WHAT IS BEING ASKED
Skip the images and copy each record exactly as written.

■ ■ ■ ■

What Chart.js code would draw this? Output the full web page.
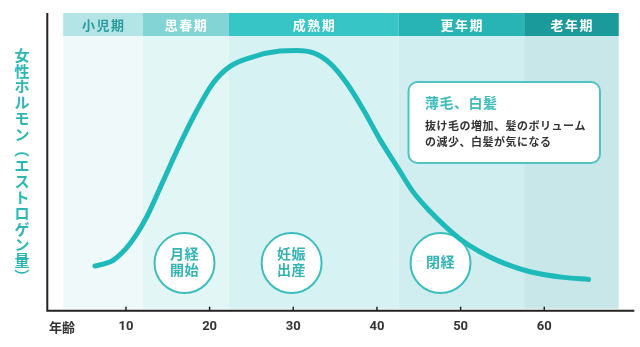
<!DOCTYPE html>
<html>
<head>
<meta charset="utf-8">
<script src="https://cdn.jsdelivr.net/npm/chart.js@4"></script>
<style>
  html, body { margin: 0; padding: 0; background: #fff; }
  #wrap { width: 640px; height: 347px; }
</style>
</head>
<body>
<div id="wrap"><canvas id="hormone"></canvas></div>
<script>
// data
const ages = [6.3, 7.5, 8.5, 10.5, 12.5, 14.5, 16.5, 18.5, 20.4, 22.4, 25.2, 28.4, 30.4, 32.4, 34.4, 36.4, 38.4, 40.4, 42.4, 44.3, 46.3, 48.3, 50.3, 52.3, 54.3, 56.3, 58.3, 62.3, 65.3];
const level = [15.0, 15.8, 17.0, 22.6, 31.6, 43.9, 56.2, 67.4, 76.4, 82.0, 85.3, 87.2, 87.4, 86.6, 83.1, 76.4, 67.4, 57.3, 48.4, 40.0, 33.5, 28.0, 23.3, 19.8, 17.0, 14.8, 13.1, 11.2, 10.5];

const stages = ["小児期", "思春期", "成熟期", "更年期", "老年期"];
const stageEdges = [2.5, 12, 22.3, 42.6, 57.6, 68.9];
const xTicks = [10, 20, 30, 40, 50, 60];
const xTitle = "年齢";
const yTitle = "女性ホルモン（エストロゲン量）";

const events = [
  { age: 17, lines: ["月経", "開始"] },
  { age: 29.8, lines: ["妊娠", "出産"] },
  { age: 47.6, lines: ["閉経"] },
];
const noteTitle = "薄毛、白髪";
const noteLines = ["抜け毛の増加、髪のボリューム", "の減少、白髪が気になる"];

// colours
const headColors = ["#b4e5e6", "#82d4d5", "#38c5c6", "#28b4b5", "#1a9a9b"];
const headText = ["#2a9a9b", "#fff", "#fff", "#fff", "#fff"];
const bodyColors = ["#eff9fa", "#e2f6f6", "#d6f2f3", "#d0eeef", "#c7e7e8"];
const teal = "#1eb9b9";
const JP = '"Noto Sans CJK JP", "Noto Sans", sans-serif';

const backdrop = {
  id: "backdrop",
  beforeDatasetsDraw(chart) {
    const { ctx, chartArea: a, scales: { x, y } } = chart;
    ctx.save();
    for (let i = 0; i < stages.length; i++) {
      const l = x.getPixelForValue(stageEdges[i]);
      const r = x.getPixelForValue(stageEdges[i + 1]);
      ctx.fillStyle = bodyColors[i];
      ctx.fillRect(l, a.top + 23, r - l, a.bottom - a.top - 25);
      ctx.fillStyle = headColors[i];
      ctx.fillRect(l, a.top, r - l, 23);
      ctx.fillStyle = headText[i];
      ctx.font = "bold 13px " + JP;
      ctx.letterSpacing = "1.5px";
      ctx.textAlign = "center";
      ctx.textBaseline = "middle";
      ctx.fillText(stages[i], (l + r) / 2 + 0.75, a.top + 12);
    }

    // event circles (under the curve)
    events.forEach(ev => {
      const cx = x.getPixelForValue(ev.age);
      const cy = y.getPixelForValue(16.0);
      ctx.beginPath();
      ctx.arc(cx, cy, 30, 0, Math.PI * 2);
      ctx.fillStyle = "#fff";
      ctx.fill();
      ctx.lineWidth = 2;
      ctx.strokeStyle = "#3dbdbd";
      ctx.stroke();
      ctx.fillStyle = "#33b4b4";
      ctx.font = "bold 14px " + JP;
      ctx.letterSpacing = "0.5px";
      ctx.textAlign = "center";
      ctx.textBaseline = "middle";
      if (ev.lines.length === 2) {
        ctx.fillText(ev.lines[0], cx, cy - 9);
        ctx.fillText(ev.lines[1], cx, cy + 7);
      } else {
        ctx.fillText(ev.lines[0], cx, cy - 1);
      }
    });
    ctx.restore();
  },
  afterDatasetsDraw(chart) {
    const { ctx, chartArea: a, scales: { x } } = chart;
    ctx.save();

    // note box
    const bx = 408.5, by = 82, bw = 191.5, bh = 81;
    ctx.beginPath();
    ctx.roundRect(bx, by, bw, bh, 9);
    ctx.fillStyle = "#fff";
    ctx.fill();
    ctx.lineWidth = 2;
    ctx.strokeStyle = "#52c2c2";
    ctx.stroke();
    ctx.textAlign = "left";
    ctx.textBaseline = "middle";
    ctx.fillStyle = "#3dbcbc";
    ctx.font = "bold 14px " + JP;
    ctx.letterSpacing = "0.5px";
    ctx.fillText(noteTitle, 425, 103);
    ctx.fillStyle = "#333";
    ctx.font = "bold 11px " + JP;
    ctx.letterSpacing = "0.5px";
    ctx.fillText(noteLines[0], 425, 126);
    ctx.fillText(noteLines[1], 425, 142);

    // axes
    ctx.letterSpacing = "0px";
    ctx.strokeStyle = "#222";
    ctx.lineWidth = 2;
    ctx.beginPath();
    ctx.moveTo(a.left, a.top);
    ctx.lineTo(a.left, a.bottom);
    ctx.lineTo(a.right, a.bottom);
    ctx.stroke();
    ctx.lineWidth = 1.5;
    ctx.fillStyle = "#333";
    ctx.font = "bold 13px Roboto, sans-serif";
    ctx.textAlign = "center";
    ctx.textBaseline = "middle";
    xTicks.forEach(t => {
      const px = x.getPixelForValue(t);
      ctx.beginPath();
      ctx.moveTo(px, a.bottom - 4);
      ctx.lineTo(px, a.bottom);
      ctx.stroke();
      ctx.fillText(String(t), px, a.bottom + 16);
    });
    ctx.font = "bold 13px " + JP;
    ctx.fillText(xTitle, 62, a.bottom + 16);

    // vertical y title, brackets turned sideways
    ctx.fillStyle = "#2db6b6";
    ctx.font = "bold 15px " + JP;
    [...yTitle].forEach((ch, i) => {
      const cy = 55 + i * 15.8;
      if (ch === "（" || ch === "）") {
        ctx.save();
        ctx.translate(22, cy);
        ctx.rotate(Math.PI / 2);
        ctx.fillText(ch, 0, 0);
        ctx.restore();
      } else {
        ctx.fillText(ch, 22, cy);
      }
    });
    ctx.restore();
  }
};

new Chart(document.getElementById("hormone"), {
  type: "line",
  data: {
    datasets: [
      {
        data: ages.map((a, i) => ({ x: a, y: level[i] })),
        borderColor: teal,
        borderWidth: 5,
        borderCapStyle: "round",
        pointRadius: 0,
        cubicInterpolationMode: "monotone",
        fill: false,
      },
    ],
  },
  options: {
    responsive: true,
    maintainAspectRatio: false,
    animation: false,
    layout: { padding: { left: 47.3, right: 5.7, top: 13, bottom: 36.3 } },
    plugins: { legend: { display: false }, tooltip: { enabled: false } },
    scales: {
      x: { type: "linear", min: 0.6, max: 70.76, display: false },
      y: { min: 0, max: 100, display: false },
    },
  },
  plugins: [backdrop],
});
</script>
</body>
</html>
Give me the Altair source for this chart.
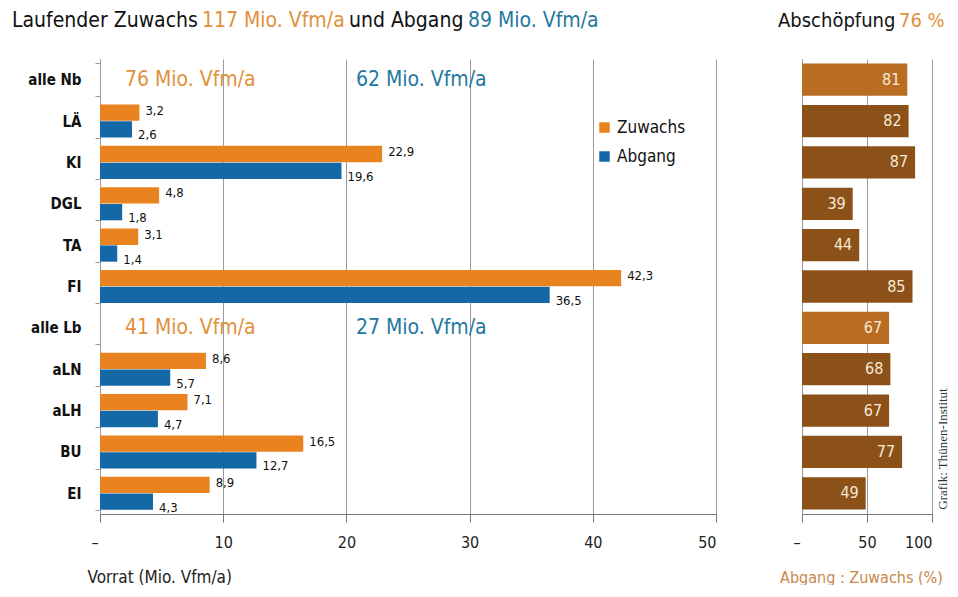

■ ■ ■ ■

RESULT FOR THIS TASK
What Chart.js code would draw this? Output the full web page.
<!DOCTYPE html>
<html>
<head>
<meta charset="utf-8">
<script src="https://cdn.jsdelivr.net/npm/chart.js@4"></script>
<style>
  html, body { margin: 0; padding: 0; background: #fff; }
  #wrap { width: 640px; height: 347px; }
</style>
</head>
<body>
<div id="wrap"><canvas id="hormone"></canvas></div>
<script>
// data
const ages = [6.3, 7.5, 8.5, 10.5, 12.5, 14.5, 16.5, 18.5, 20.4, 22.4, 25.2, 28.4, 30.4, 32.4, 34.4, 36.4, 38.4, 40.4, 42.4, 44.3, 46.3, 48.3, 50.3, 52.3, 54.3, 56.3, 58.3, 62.3, 65.3];
const level = [15.0, 15.8, 17.0, 22.6, 31.6, 43.9, 56.2, 67.4, 76.4, 82.0, 85.3, 87.2, 87.4, 86.6, 83.1, 76.4, 67.4, 57.3, 48.4, 40.0, 33.5, 28.0, 23.3, 19.8, 17.0, 14.8, 13.1, 11.2, 10.5];

const stages = ["小児期", "思春期", "成熟期", "更年期", "老年期"];
const stageEdges = [2.5, 12, 22.3, 42.6, 57.6, 68.9];
const xTicks = [10, 20, 30, 40, 50, 60];
const xTitle = "年齢";
const yTitle = "女性ホルモン（エストロゲン量）";

const events = [
  { age: 17, lines: ["月経", "開始"] },
  { age: 29.8, lines: ["妊娠", "出産"] },
  { age: 47.6, lines: ["閉経"] },
];
const noteTitle = "薄毛、白髪";
const noteLines = ["抜け毛の増加、髪のボリューム", "の減少、白髪が気になる"];

// colours
const headColors = ["#b4e5e6", "#82d4d5", "#38c5c6", "#28b4b5", "#1a9a9b"];
const headText = ["#2a9a9b", "#fff", "#fff", "#fff", "#fff"];
const bodyColors = ["#eff9fa", "#e2f6f6", "#d6f2f3", "#d0eeef", "#c7e7e8"];
const teal = "#1eb9b9";
const JP = '"Noto Sans CJK JP", "Noto Sans", sans-serif';

const backdrop = {
  id: "backdrop",
  beforeDatasetsDraw(chart) {
    const { ctx, chartArea: a, scales: { x, y } } = chart;
    ctx.save();
    for (let i = 0; i < stages.length; i++) {
      const l = x.getPixelForValue(stageEdges[i]);
      const r = x.getPixelForValue(stageEdges[i + 1]);
      ctx.fillStyle = bodyColors[i];
      ctx.fillRect(l, a.top + 23, r - l, a.bottom - a.top - 25);
      ctx.fillStyle = headColors[i];
      ctx.fillRect(l, a.top, r - l, 23);
      ctx.fillStyle = headText[i];
      ctx.font = "bold 13px " + JP;
      ctx.letterSpacing = "1.5px";
      ctx.textAlign = "center";
      ctx.textBaseline = "middle";
      ctx.fillText(stages[i], (l + r) / 2 + 0.75, a.top + 12);
    }

    // event circles (under the curve)
    events.forEach(ev => {
      const cx = x.getPixelForValue(ev.age);
      const cy = y.getPixelForValue(16.0);
      ctx.beginPath();
      ctx.arc(cx, cy, 30, 0, Math.PI * 2);
      ctx.fillStyle = "#fff";
      ctx.fill();
      ctx.lineWidth = 2;
      ctx.strokeStyle = "#3dbdbd";
      ctx.stroke();
      ctx.fillStyle = "#33b4b4";
      ctx.font = "bold 14px " + JP;
      ctx.letterSpacing = "0.5px";
      ctx.textAlign = "center";
      ctx.textBaseline = "middle";
      if (ev.lines.length === 2) {
        ctx.fillText(ev.lines[0], cx, cy - 9);
        ctx.fillText(ev.lines[1], cx, cy + 7);
      } else {
        ctx.fillText(ev.lines[0], cx, cy - 1);
      }
    });
    ctx.restore();
  },
  afterDatasetsDraw(chart) {
    const { ctx, chartArea: a, scales: { x } } = chart;
    ctx.save();

    // note box
    const bx = 408.5, by = 82, bw = 191.5, bh = 81;
    ctx.beginPath();
    ctx.roundRect(bx, by, bw, bh, 9);
    ctx.fillStyle = "#fff";
    ctx.fill();
    ctx.lineWidth = 2;
    ctx.strokeStyle = "#52c2c2";
    ctx.stroke();
    ctx.textAlign = "left";
    ctx.textBaseline = "middle";
    ctx.fillStyle = "#3dbcbc";
    ctx.font = "bold 14px " + JP;
    ctx.letterSpacing = "0.5px";
    ctx.fillText(noteTitle, 425, 103);
    ctx.fillStyle = "#333";
    ctx.font = "bold 11px " + JP;
    ctx.letterSpacing = "0.5px";
    ctx.fillText(noteLines[0], 425, 126);
    ctx.fillText(noteLines[1], 425, 142);

    // axes
    ctx.letterSpacing = "0px";
    ctx.strokeStyle = "#222";
    ctx.lineWidth = 2;
    ctx.beginPath();
    ctx.moveTo(a.left, a.top);
    ctx.lineTo(a.left, a.bottom);
    ctx.lineTo(a.right, a.bottom);
    ctx.stroke();
    ctx.lineWidth = 1.5;
    ctx.fillStyle = "#333";
    ctx.font = "bold 13px Roboto, sans-serif";
    ctx.textAlign = "center";
    ctx.textBaseline = "middle";
    xTicks.forEach(t => {
      const px = x.getPixelForValue(t);
      ctx.beginPath();
      ctx.moveTo(px, a.bottom - 4);
      ctx.lineTo(px, a.bottom);
      ctx.stroke();
      ctx.fillText(String(t), px, a.bottom + 16);
    });
    ctx.font = "bold 13px " + JP;
    ctx.fillText(xTitle, 62, a.bottom + 16);

    // vertical y title, brackets turned sideways
    ctx.fillStyle = "#2db6b6";
    ctx.font = "bold 15px " + JP;
    [...yTitle].forEach((ch, i) => {
      const cy = 55 + i * 15.8;
      if (ch === "（" || ch === "）") {
        ctx.save();
        ctx.translate(22, cy);
        ctx.rotate(Math.PI / 2);
        ctx.fillText(ch, 0, 0);
        ctx.restore();
      } else {
        ctx.fillText(ch, 22, cy);
      }
    });
    ctx.restore();
  }
};

new Chart(document.getElementById("hormone"), {
  type: "line",
  data: {
    datasets: [
      {
        data: ages.map((a, i) => ({ x: a, y: level[i] })),
        borderColor: teal,
        borderWidth: 5,
        borderCapStyle: "round",
        pointRadius: 0,
        cubicInterpolationMode: "monotone",
        fill: false,
      },
    ],
  },
  options: {
    responsive: true,
    maintainAspectRatio: false,
    animation: false,
    layout: { padding: { left: 47.3, right: 5.7, top: 13, bottom: 36.3 } },
    plugins: { legend: { display: false }, tooltip: { enabled: false } },
    scales: {
      x: { type: "linear", min: 0.6, max: 70.76, display: false },
      y: { min: 0, max: 100, display: false },
    },
  },
  plugins: [backdrop],
});
</script>
</body>
</html>
Give me the Altair source for this chart.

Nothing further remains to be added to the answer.